EXPORT; COMPLIANCE WITH LAWS:
Purchaser shall comply with all applicable laws, including, without limitation, the export control laws in effect in the United States, Canada and Europe and
applicable regulations which may be issued from time to time concerning the exporting, importing and re-exporting of the Manufacturer’s Products and the direct products thereof. Purchaser acknowledges that shipments of the Manufacturer’s Products are subject to the export laws of the United States and that such laws could delay or preclude delivery of Manufacturer’s Products in the future. Purchaser shall also comply with the United States Foreign Corrupt Practices Act, and shall indemnify the Manufacturer of any failure to comply or violation of such Act by Purchaser. Purchaser shall, at its sole cost and expense, obtain and maintain in effect all permits.

NON-EXCLUSIVE:
Nothing contained within this agreement shall be construed to establish an exclusive relationship between Manufacturer and Purchaser within any territory or within any Product type.

INDEMNIFICATION:
Purchaser shall indemnify, defend and hold harmless Manufacturer and its officers, directors, agents, employees, affiliates, representatives, successors, and assigns from and against all losses, liabilities, costs and expenses (including, without limitation, attorneys’ fees) arising out of or in connection with claims by third parties for any loss, damage or injury (including death) caused or alleged to be caused by (a) breach by Purchaser or its employees, partners to whom Purchaser sold Product, contractors, representatives, agents or affiliates, (collectively, “Purchaser Parties”) of any obligation herein; (b) negligent use, application, installation or implementation of Product by any of the Purchaser Parties; and/or (c) unless authorized in writing by Manufacturer, modification of Product or integration of Product into other products by any of the Purchaser Parties. Purchaser shall not join, settle or otherwise attempt to affect or dispose of any such claim without Manufacturer’s written consent.

MISCELLANEOUS:
Manufacturer and Purchaser are independent contractors and shall not represent themselves as principal and agent or partners. Florida law shall govern this Agreement as if fully performed in Florida and without regard to its conflicts of laws principles.

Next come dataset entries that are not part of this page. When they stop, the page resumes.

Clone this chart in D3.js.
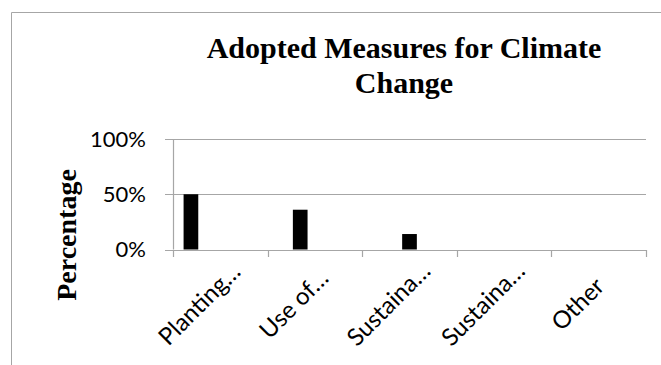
<!DOCTYPE html>
<html>
<head>
<meta charset="utf-8">
<script src="https://cdn.jsdelivr.net/npm/d3@7"></script>
<style>
  html, body { margin: 0; padding: 0; background: #fff; }
  svg { display: block; }
</style>
</head>
<body>
<svg id="chart" width="661" height="365"></svg>
<script>
// Category labels as shown on the axis (truncated by the original chart)
const categories = ["Planting\u2026", "Use of\u2026", "Sustaina\u2026", "Sustaina\u2026", "Other"];
// Share of respondents adopting each measure (%)
const values = [50, 36, 14, 0, 0];
// Y axis ticks
const yTicks = [0, 50, 100];

const titleLines = ["Adopted Measures for Climate", "Change"];
const yTitle = "Percentage";

const svg = d3.select("#chart");
const W = 661, H = 365;

// Chart area frame (only top and left edges visible in this crop)
svg.append("path")
  .attr("d", `M11.5,${H} V12.5 H${W}`)
  .attr("fill", "none")
  .attr("stroke", "#a6a6a6")
  .attr("stroke-width", 1);

const plot = { left: 173, right: 646, top: 139, bottom: 249.5 };

const x = d3.scaleBand()
  .domain(d3.range(categories.length))
  .range([plot.left, plot.right])
  .paddingInner(0).paddingOuter(0);

// Each category holds its own series slot, so bars step across the group
const xInner = d3.scaleBand()
  .domain(d3.range(categories.length))
  .range([0, x.bandwidth()])
  .paddingInner(0).paddingOuter(0.72);

const y = d3.scaleLinear()
  .domain([0, 100])
  .range([plot.bottom, plot.top]);

const labelFont = "Lato, 'Open Sans', sans-serif";
const serif = "'Liberation Serif', 'Times New Roman', serif";

// Horizontal gridlines, extended left as tick marks
svg.append("g")
  .selectAll("line")
  .data(yTicks)
  .join("line")
  .attr("x1", plot.left - 8)
  .attr("x2", plot.right)
  .attr("y1", d => Math.round(y(d)) + 0.5)
  .attr("y2", d => Math.round(y(d)) + 0.5)
  .attr("stroke", "#a6a6a6")
  .attr("stroke-width", 1.2);

// Y axis line
svg.append("line")
  .attr("x1", plot.left + 0.5).attr("x2", plot.left + 0.5)
  .attr("y1", plot.top).attr("y2", plot.bottom)
  .attr("stroke", "#a6a6a6").attr("stroke-width", 1.2);

// X axis tick marks at category boundaries
const bounds = d3.range(categories.length + 1).map(i =>
  i < categories.length ? x(i) : x(categories.length - 1) + x.bandwidth());
svg.append("g")
  .selectAll("line")
  .data(bounds)
  .join("line")
  .attr("x1", d => Math.round(d) + 0.5)
  .attr("x2", d => Math.round(d) + 0.5)
  .attr("y1", Math.round(plot.bottom))
  .attr("y2", Math.round(plot.bottom) + 7)
  .attr("stroke", "#a6a6a6").attr("stroke-width", 1.2);

// Bars
svg.append("g")
  .selectAll("rect")
  .data(values)
  .join("rect")
  .attr("x", (d, i) => x(i) + xInner(i))
  .attr("width", xInner.bandwidth())
  .attr("y", d => y(d))
  .attr("height", d => y(0) - y(d))
  .attr("fill", "#000");

// Y tick labels
svg.append("g")
  .selectAll("text")
  .data(yTicks)
  .join("text")
  .attr("x", 146)
  .attr("y", d => y(d))
  .attr("dy", "0.35em")
  .attr("text-anchor", "end")
  .attr("font-family", labelFont)
  .attr("font-size", 22)
  .attr("fill", "#000")
  .text(d => d + "%");

// Category labels, rotated and centred below each slot
svg.append("g")
  .selectAll("text")
  .data(categories)
  .join("text")
  .attr("transform", (d, i) =>
    `translate(${x(i) + x.bandwidth() / 2 - 21},304) rotate(-45)`)
  .attr("text-anchor", "middle")
  .attr("dy", "0.35em")
  .attr("font-family", labelFont)
  .attr("font-size", 24)
  .attr("fill", "#000")
  .text(d => d);

// Title
svg.append("text")
  .attr("text-anchor", "middle")
  .attr("font-family", serif)
  .attr("font-weight", "bold")
  .attr("font-size", 30)
  .attr("fill", "#000")
  .selectAll("tspan")
  .data(titleLines)
  .join("tspan")
  .attr("x", 404)
  .attr("y", (d, i) => 58 + i * 35)
  .text(d => d);

// Y axis title
svg.append("text")
  .attr("transform", "translate(76,235) rotate(-90)")
  .attr("text-anchor", "middle")
  .attr("font-family", serif)
  .attr("font-weight", "bold")
  .attr("font-size", 28)
  .attr("fill", "#000")
  .text(yTitle);
</script>
</body>
</html>
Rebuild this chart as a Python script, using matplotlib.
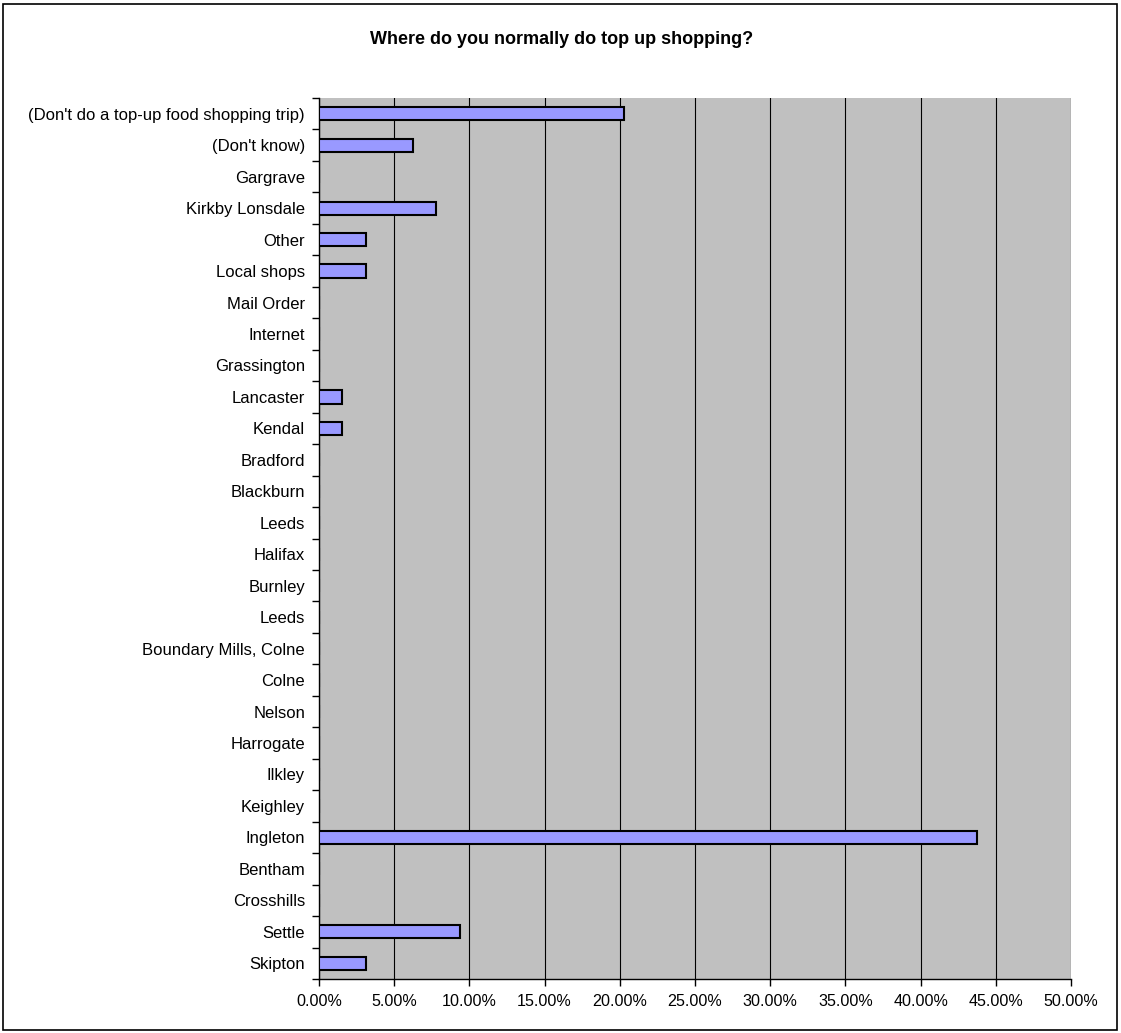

In connection with any dispute hereunder, Manufacturer and Purchaser irrevocably submit to the exclusive jurisdiction and venue of the state and federal courts located in Florida and waive any right to jury trial. Any notice under this Agreement shall be in writing, delivered personally or by facsimile to the address, as the addressee shall have last furnished in writing to the addressor. Such notice shall be effective upon receipt. The provisions of this Agreement are severable and shall be interpreted so as to be valid and enforceable to the maximum extent possible under applicable law. Any invalid or unenforceable provision shall be reformed or replaced by a valid and enforceable provision that is as similar in meaning as possible, and the remaining provisions shall remain enforceable to the fullest extent permitted by law. The rights granted hereunder are personal to Purchaser, and Purchaser may not assign its rights or delegate its duties, including without limitation, in connection with a merger, consolidation, acquisition, asset sale or similar transaction, without the prior written consent of Manufacturer. The waiver by either party of a breach or a default of any provision of this Agreement by the other party shall not be construed as a waiver of any succeeding breach of the same or any other provision, nor shall any delay or omission on the part of either party to exercise or avail itself of any right, power or privilege that it has, or may have hereunder, operate as a waiver of any right, power or privilege by Purchaser.